Barbeque sliced beef and bread
Rib and sausage and a cold Big Red
Barbeque makes old ones feel young
Barbeque makes everybody someone
We were all feeling, well, distraught: Tyler Anderson had been out for the season; Jon Gray underwent surgery for a foot fracture; Kyle Freeland suffered a groin pull; Antonio Senzatela was in Albuquerque. Why be excited about some guy no one had ever heard of?
Was I ever wrong.
Before the day had ended, the Rockies had won, and Melville had pitched 7 innings, giving up two hits, one run (earned), two walks, four strikeouts. Plus, he had a hit and two RBI. To be fair, he’s not a remarkable-looking fellow: a big guy, chunky, ruddy cheeked with a great smile. But his breaking stuff was terrific. (Purple Row dubbed his curveball “The Harpoon.”) Tim Melville’s pitching was an oasis in what had been an August of despair, the end to any post-season dreams the team may have had.
On Monday, Melville had his Coors Field debut, which ended with the Rockies walking off the Braves. He went five innings, giving up no hits, three walks, and throwing six strikeouts. It was another bright moment. In that game, Melville became only the sixth pitcher in Rockies history to throw five or more scoreless innings in his Coors Field debut — no one had done it since Drew Pomeranz in 2011. (After two games, Melville’s bWAR is 0.9.)
Just to be clear, August wasn’t all bad, and there were other highlights, but if I’m picking an August MVP for the Rockies, it has to be Melville.
Yes, he has pitched well in a team desperate for good starting pitching — and I do not want to undervalue how important that is. But perhaps even more, Melville has brought hope with him — maybe not for the 2019 Rockies, but he embodies what can come from struggle.
Nick Groke writes, in 2008 Melville was the top high school pitcher in the country, a fourth-round draft pick by the Kansas City Royals. He had Tommy John surgery in 2012, moving between various minor-league systems. In 2016, he debuted for the Reds, and in 2017 pitched in three games between the Twins and Padres. And that was it.
Then in November 2018, he landed at Little Miss BBQ, not too far from Chase Field, where he went to study the art of barbeque. (Just read Groke’s profile.) In April, he went to a D-backs game and wondered if he could still pitch, so he entered the Atlantic League, doing good work there before Steve Foster sent him an invite to join the Rockies minor league system. On August 21, the Rockies brought him back to the majors.
Now that’s a story.
It turns out, Melville’s persistence and learning from past failures explains his current success. He carries it in his body. As Jack Etkin explains:
Foster described Melville as long, lean and loose five years ago. He’s listed at 6-foot-4 and 235 pounds and is definitely not lean. Melville twists slightly to his right in his delivery. When asked if he hides the ball in his windup, Melville said he, indeed, might and then pointed to the origin of his deception: his belly.
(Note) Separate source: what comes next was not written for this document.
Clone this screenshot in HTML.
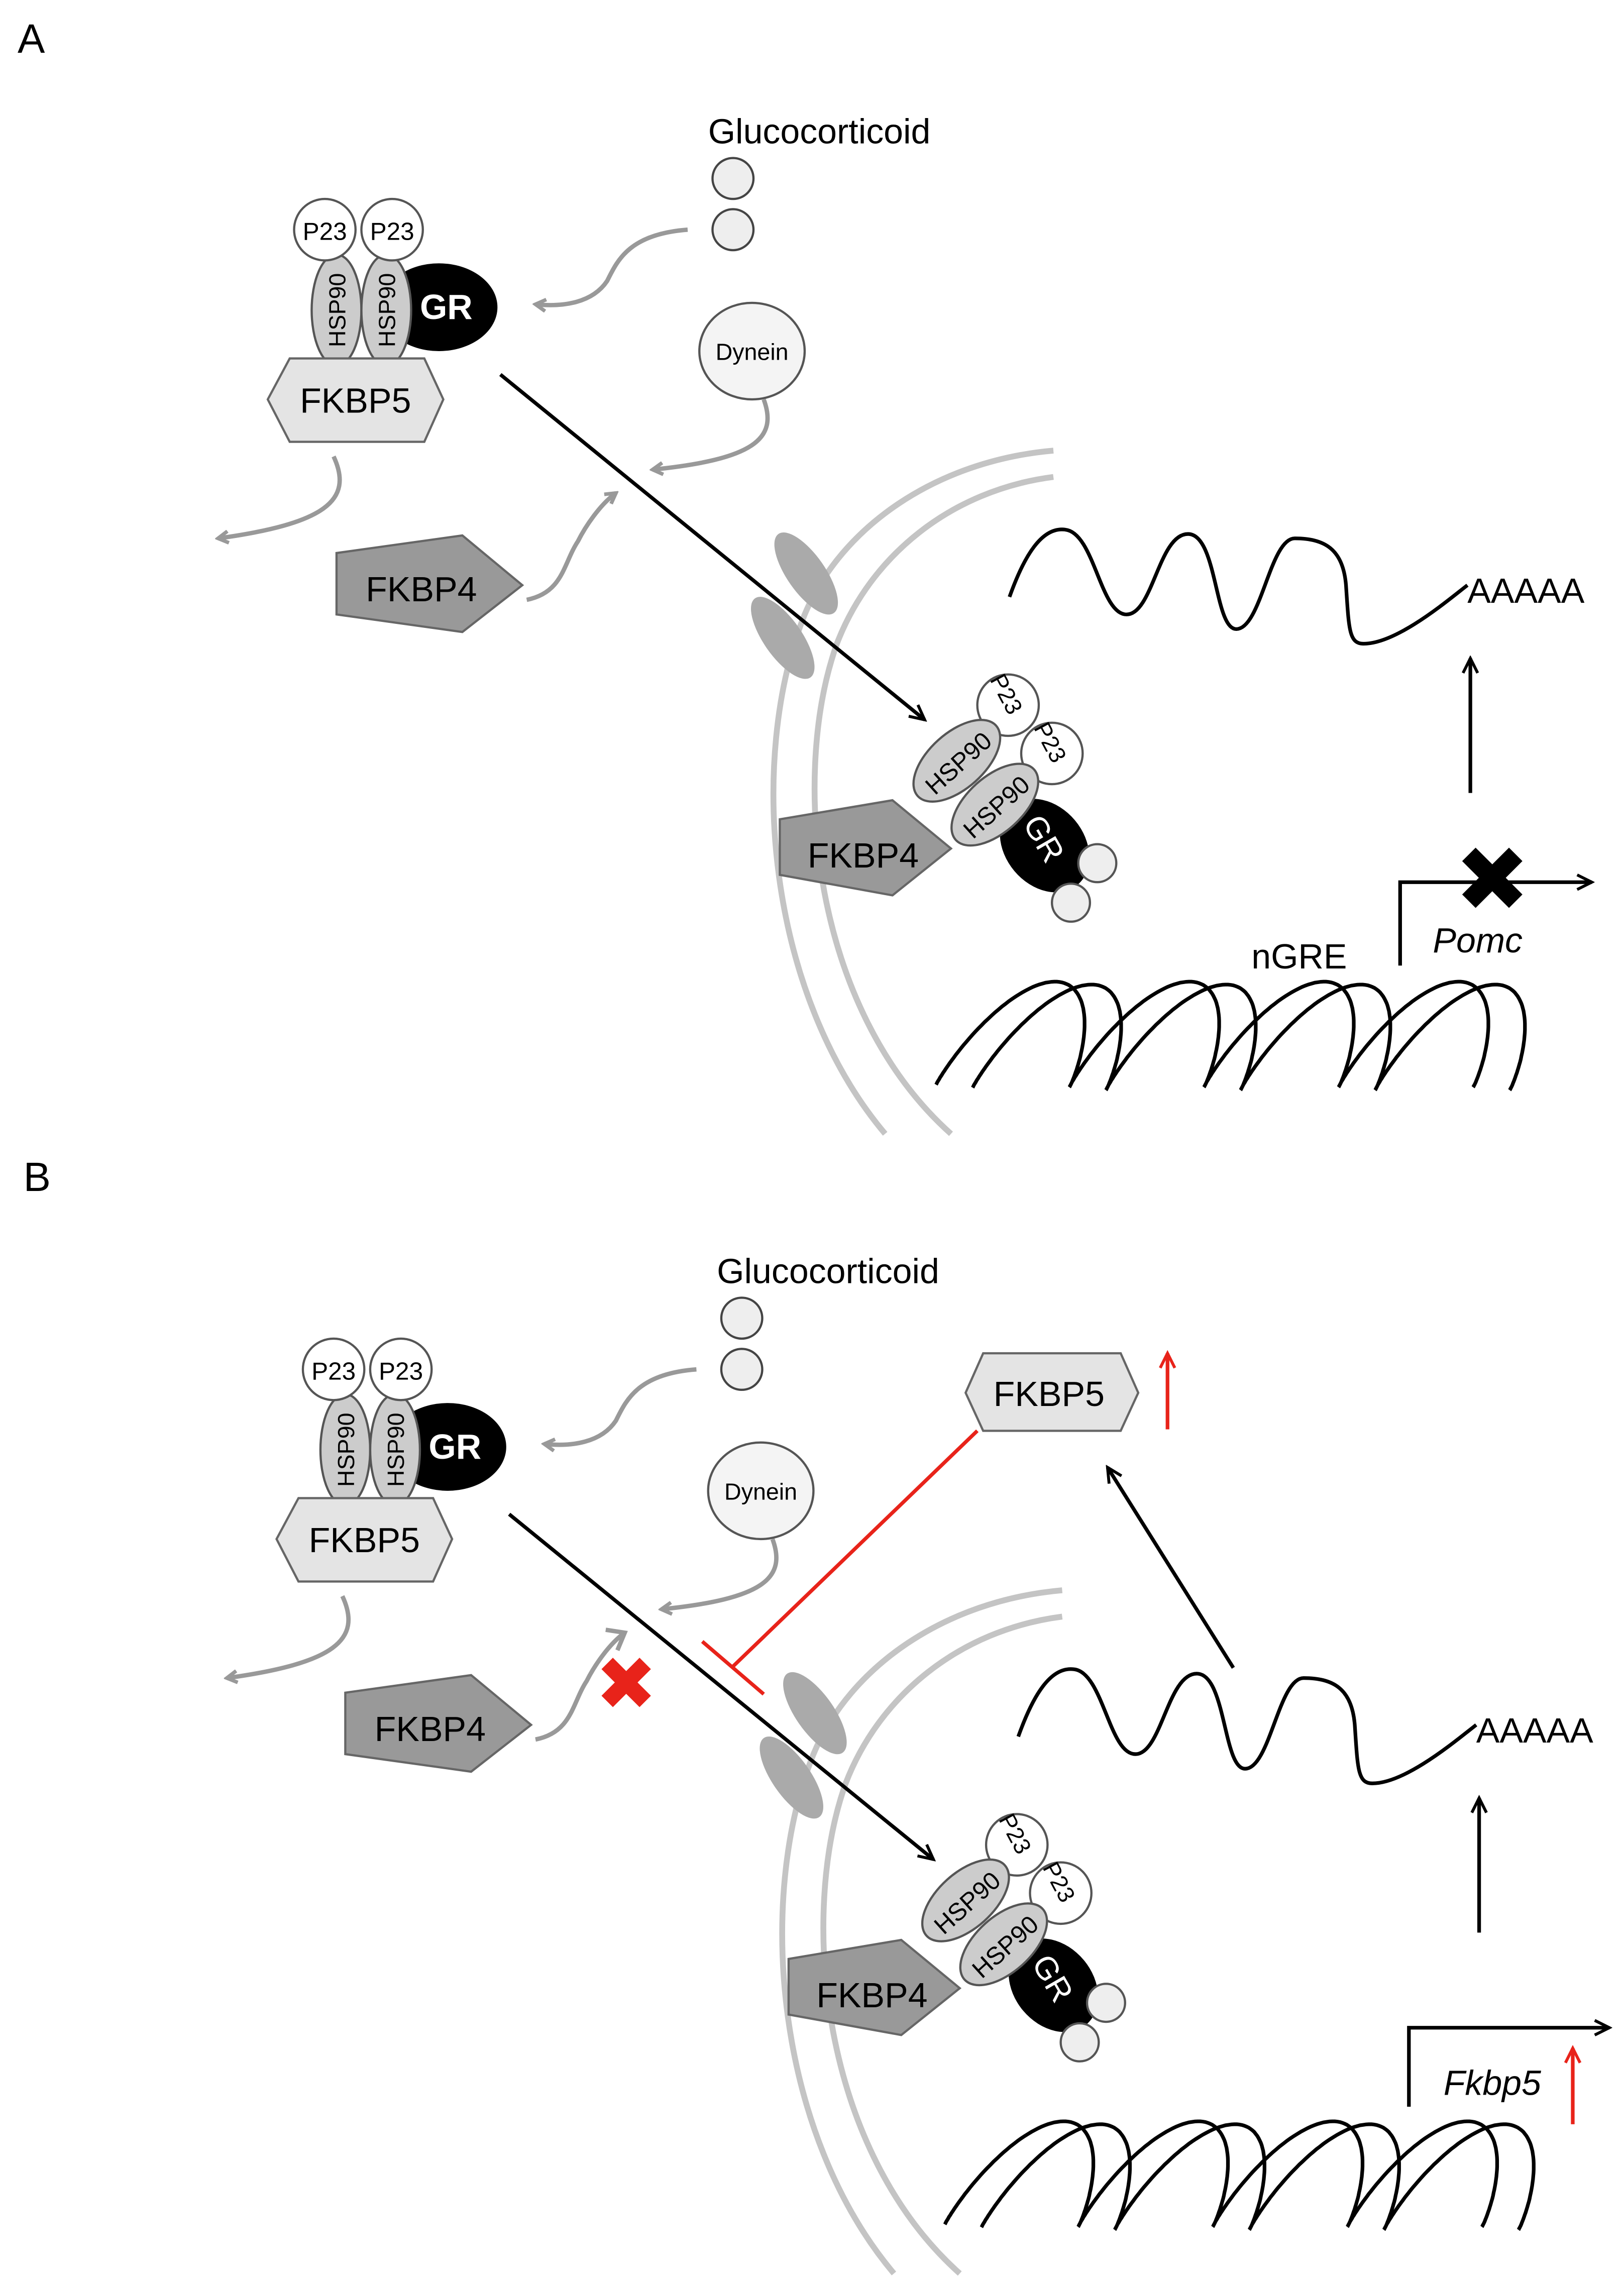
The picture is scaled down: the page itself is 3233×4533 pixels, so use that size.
<!DOCTYPE html>
<html><head><meta charset="utf-8">
<style>
html,body{margin:0;padding:0;background:#fff;}
svg{display:block;}
text{font-family:"Liberation Sans",sans-serif;}
</style></head><body>
<svg xmlns="http://www.w3.org/2000/svg" width="3233" height="4533" viewBox="0 0 1110 1556.4">
<defs>
<marker id="ga" markerWidth="10" markerHeight="10" refX="8" refY="5" orient="auto" markerUnits="userSpaceOnUse" viewBox="0 0 10 10">
<polyline points="1,1 8,5 1,9" fill="none" stroke="#999" stroke-width="2.5"/></marker>
<marker id="ba" markerWidth="14" markerHeight="14" refX="12" refY="7" orient="auto" markerUnits="userSpaceOnUse" viewBox="0 0 14 14">
<polyline points="2,2 12,7 2,12" fill="none" stroke="#000" stroke-width="2"/></marker>
<marker id="ra" markerWidth="14" markerHeight="14" refX="12" refY="7" orient="auto" markerUnits="userSpaceOnUse" viewBox="0 0 14 14">
<polyline points="2,2 12,7 2,12" fill="none" stroke="#e8231a" stroke-width="2"/></marker>
<g id="panel">
  <path d="M720,308 C640,315 575,360 550,420 C510,520 525,680 605,775" fill="none" stroke="#c4c4c4" stroke-width="4"/>
  <path d="M720,326 C650,335 595,380 572,440 C540,530 555,690 650,775" fill="none" stroke="#c4c4c4" stroke-width="4"/>
  <ellipse cx="551" cy="392" rx="13" ry="33" fill="#aaa" transform="rotate(-35 551 392)"/>
  <ellipse cx="535" cy="436" rx="13" ry="33" fill="#aaa" transform="rotate(-35 535 436)"/>
  <circle cx="501" cy="122" r="14" fill="#eee" stroke="#444" stroke-width="1.5"/>
  <circle cx="501" cy="157" r="14" fill="#eee" stroke="#444" stroke-width="1.5"/>
  <ellipse cx="300" cy="210" rx="40" ry="30" fill="#000"/>
  <ellipse cx="230" cy="212" rx="17" ry="38" fill="#ccc" stroke="#555" stroke-width="1.5"/>
  <ellipse cx="264" cy="212" rx="17" ry="38" fill="#ccc" stroke="#555" stroke-width="1.5"/>
  <circle cx="222" cy="157" r="21" fill="#fff" stroke="#555" stroke-width="1.5"/>
  <circle cx="268" cy="157" r="21" fill="#fff" stroke="#555" stroke-width="1.5"/>
  <polygon points="183,273 198,245 290,245 303,273 290,302 198,302" fill="#e4e4e4" stroke="#666" stroke-width="1.5"/>
  <ellipse cx="514" cy="240" rx="36" ry="33" fill="#f4f4f4" stroke="#555" stroke-width="1.5"/>
  <polygon points="230,378 316,366 357,400 316,432 230,420" fill="#999" stroke="#666" stroke-width="1.5"/>
  <path d="M470,157 C430,160 422,178 415,192 C405,207 385,210 366,208" fill="none" stroke="#999" stroke-width="3" marker-end="url(#ga)"/>
  <path d="M522,273 C532,300 515,314 446,321" fill="none" stroke="#999" stroke-width="3" marker-end="url(#ga)"/>
  <path d="M228,312 C242,342 222,358 149,368" fill="none" stroke="#999" stroke-width="3" marker-end="url(#ga)"/>
  <line x1="342" y1="256" x2="632" y2="492" stroke="#000" stroke-width="2.5" marker-end="url(#ba)"/>
  <polygon points="533,560 610,547 650,580 610,612 533,598" fill="#999" stroke="#666" stroke-width="1.5"/>
  <ellipse cx="714" cy="578" rx="35" ry="27" fill="#000" transform="rotate(50 714 578)"/>
  <circle cx="750" cy="590" r="13" fill="#eee" stroke="#555" stroke-width="1.5"/>
  <circle cx="732" cy="617" r="13" fill="#eee" stroke="#555" stroke-width="1.5"/>
  <circle cx="689" cy="482" r="21" fill="#fff" stroke="#555" stroke-width="1.5"/>
  <circle cx="719" cy="515" r="21" fill="#fff" stroke="#555" stroke-width="1.5"/>
  <ellipse cx="654" cy="520" rx="36" ry="19" fill="#ccc" stroke="#555" stroke-width="1.5" transform="rotate(-42 654 520)"/>
  <ellipse cx="680" cy="550" rx="36" ry="19" fill="#ccc" stroke="#555" stroke-width="1.5" transform="rotate(-42 680 550)"/>
  <path d="M690,408 C700,380 712,360 728,362 C748,364 752,420 770,420 C788,420 792,365 812,365 C832,365 830,430 845,430 C862,430 868,368 885,368 C905,368 918,375 920,400 C922,430 922,440 932,440 C955,440 990,410 1003,400" fill="none" stroke="#000" stroke-width="2.5"/>
  <line x1="1005" y1="542" x2="1005" y2="450" stroke="#000" stroke-width="2.5" marker-end="url(#ba)"/>
  <path class="hx" data-x0="657" data-yc="707" fill="none" stroke="#000" stroke-width="2.5"/>
  <path class="hx" data-x0="682" data-yc="709" fill="none" stroke="#000" stroke-width="2.5"/>
</g>
</defs>

<use href="#panel"/>
<text x="12" y="36" font-size="28">A</text>
<text x="560" y="98" font-size="24" text-anchor="middle">Glucocorticoid</text>
<text x="222" y="164" font-size="17" text-anchor="middle">P23</text>
<text x="268" y="164" font-size="17" text-anchor="middle">P23</text>
<text transform="translate(236 212) rotate(-90)" font-size="16" text-anchor="middle">HSP90</text>
<text transform="translate(270 212) rotate(-90)" font-size="16" text-anchor="middle">HSP90</text>
<text x="305" y="218" font-size="24" fill="#fff" font-weight="bold" text-anchor="middle">GR</text>
<text x="243" y="282" font-size="24" text-anchor="middle">FKBP5</text>
<text x="514" y="246" font-size="16" text-anchor="middle">Dynein</text>
<text x="288" y="411" font-size="24" text-anchor="middle">FKBP4</text>
<path d="M360,410 C385,405 385,385 395,370 C400,360 410,345 421,337" fill="none" stroke="#999" stroke-width="3" marker-end="url(#ga)"/>
<text x="590" y="593" font-size="24" text-anchor="middle">FKBP4</text>
<text transform="translate(659 526) rotate(-42)" font-size="17" text-anchor="middle">HSP90</text>
<text transform="translate(685 556) rotate(-42)" font-size="17" text-anchor="middle">HSP90</text>
<text transform="translate(683 477) rotate(62)" font-size="16" text-anchor="middle">P23</text>
<text transform="translate(713 510) rotate(62)" font-size="16" text-anchor="middle">P23</text>
<text transform="translate(707 577) rotate(60)" font-size="22" fill="#fff" text-anchor="middle">GR</text>
<text x="1003" y="412" font-size="24">AAAAA</text>
<polyline points="957,660 957,603 1088,603" fill="none" stroke="#000" stroke-width="2.5" marker-end="url(#ba)"/>
<g transform="translate(1020 600)"><line x1="-16" y1="-16" x2="16" y2="16" stroke="#000" stroke-width="13"/><line x1="16" y1="-16" x2="-16" y2="16" stroke="#000" stroke-width="13"/></g>
<text x="1010" y="651" font-size="24" font-style="italic" text-anchor="middle">Pomc</text>
<text x="888" y="662" font-size="24" text-anchor="middle">nGRE</text>

<use href="#panel" transform="translate(6 779)"/>
<text x="16" y="814" font-size="28">B</text>
<g transform="translate(6 779)">
<text x="560" y="98" font-size="24" text-anchor="middle">Glucocorticoid</text>
<text x="222" y="164" font-size="17" text-anchor="middle">P23</text>
<text x="268" y="164" font-size="17" text-anchor="middle">P23</text>
<text transform="translate(236 212) rotate(-90)" font-size="16" text-anchor="middle">HSP90</text>
<text transform="translate(270 212) rotate(-90)" font-size="16" text-anchor="middle">HSP90</text>
<text x="305" y="218" font-size="24" fill="#fff" font-weight="bold" text-anchor="middle">GR</text>
<text x="243" y="282" font-size="24" text-anchor="middle">FKBP5</text>
<text x="514" y="246" font-size="16" text-anchor="middle">Dynein</text>
<text x="288" y="411" font-size="24" text-anchor="middle">FKBP4</text>
<path d="M360,410 C385,405 385,385 395,370 C400,360 410,345 421,337" fill="none" stroke="#999" stroke-width="3"/>
<polyline points="408,335 421,337 416,349" fill="none" stroke="#999" stroke-width="3"/>
<text x="590" y="593" font-size="24" text-anchor="middle">FKBP4</text>
<text transform="translate(659 526) rotate(-42)" font-size="17" text-anchor="middle">HSP90</text>
<text transform="translate(685 556) rotate(-42)" font-size="17" text-anchor="middle">HSP90</text>
<text transform="translate(683 477) rotate(62)" font-size="16" text-anchor="middle">P23</text>
<text transform="translate(713 510) rotate(62)" font-size="16" text-anchor="middle">P23</text>
<text transform="translate(707 577) rotate(60)" font-size="22" fill="#fff" text-anchor="middle">GR</text>
<text x="1003" y="412" font-size="24">AAAAA</text>
</g>
<g transform="translate(428 1150)"><line x1="-13" y1="-13" x2="13" y2="13" stroke="#e8231a" stroke-width="11"/><line x1="13" y1="-13" x2="-13" y2="13" stroke="#e8231a" stroke-width="11"/></g>
<polygon points="660,952 672,925 766,925 778,952 766,978 672,978" fill="#e4e4e4" stroke="#666" stroke-width="1.5"/>
<text x="717" y="961" font-size="24" text-anchor="middle">FKBP5</text>
<line x1="798" y1="977" x2="798" y2="925" stroke="#e8231a" stroke-width="2.5" marker-end="url(#ra)"/>
<line x1="668" y1="978" x2="500" y2="1140" stroke="#e8231a" stroke-width="2.5"/>
<line x1="480" y1="1122" x2="522" y2="1158" stroke="#e8231a" stroke-width="2.5"/>
<line x1="843" y1="1140" x2="757" y2="1003" stroke="#000" stroke-width="2.5" marker-end="url(#ba)"/>
<polyline points="963,1440 963,1386 1100,1386" fill="none" stroke="#000" stroke-width="2.5" marker-end="url(#ba)"/>
<text x="1020" y="1432" font-size="24" font-style="italic" text-anchor="middle">Fkbp5</text>
<line x1="1075" y1="1452" x2="1075" y2="1400" stroke="#e8231a" stroke-width="2.5" marker-end="url(#ra)"/>
</svg>
<script>
document.querySelectorAll('path.hx').forEach(function(p){
  var x0=+p.getAttribute('data-x0'), yc=+p.getAttribute('data-yc');
  var P=92, A=36, d='';
  for(var i=0;i<=400;i++){
    var t=i/400*4*2*Math.PI+0.3;
    var y=yc+A*Math.cos(t);
    var x=x0+P*t/(2*Math.PI)-15*Math.sin(t)+0.5*(yc-y);
    d+=(i?'L':'M')+x.toFixed(1)+','+y.toFixed(1);
  }
  p.setAttribute('d',d);
});
</script>
</body></html>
“Different body, different frame, maturity in his ability to talk the game,” Foster said. “He was young, he was a kid, he was learning. He had a little bit of that brashness to him that I’m going to throw it past everybody.
There is real joy that comes with watching a pitcher who is in the zone — and Melville has absolutely been that — but at the end of the day, Tim Melville is having fun — so much fun, infectious fun. He is happy to be where he is right now, doing what he is doing, and he knows that it took him a long time to get here, and he understands that this may not last, and so right now, while it is good, Melville is enjoying every last minute of it, with the enthusiasm of a starving man finally enjoying a good meal.
In his YouTube post-game interview after the Rockies’ walk-off, Melville was almost giddy, answering questions and smiling while wearing a Jomboy “I LOVE BASEBALL” t-shirt.
The joy takes focus on Instagram (@timelville) where he has fewer than 1800 followers. Tuesday morning, he went to the Denver Zoo and Instagrammed some gorillas before heading off to Roaming Buffalo BBQ and surveying the place with the eye of a connoisseur: the smoker, the dining area, the staff, and finally his meal: meat, beans, and cornbread. Wednesday morning, he was off to Owlbear Barbecue. Let me recommend this RoxPile conversation where Melville speaks about the joys of barbeque and food in general. “Barbeque makes everyone someone,” indeed (though having nasty breaking stuff helps).
Everything about Tim Melville is joyous. That’s good for the Rockies, who could use some joy right now (in addition to some starting pitching), and it’s good for fans, especially during this slog of a disappointing season. The Rockies have Tim Melville to remind them (and the rest of us) that baseball is fun, that carpe diem is a pretty good life philosophy, and that maybe the struggles of 2019 are necessary for a successful 2020.
Bud Black likes to say, “That’s baseball” as a way of explaining the often-disappointing randomness of a wonderfully mysterious game. Right now, Tim Melville is living the other side of “That’s baseball,” which is all about wonder. And that’s worth celebrating.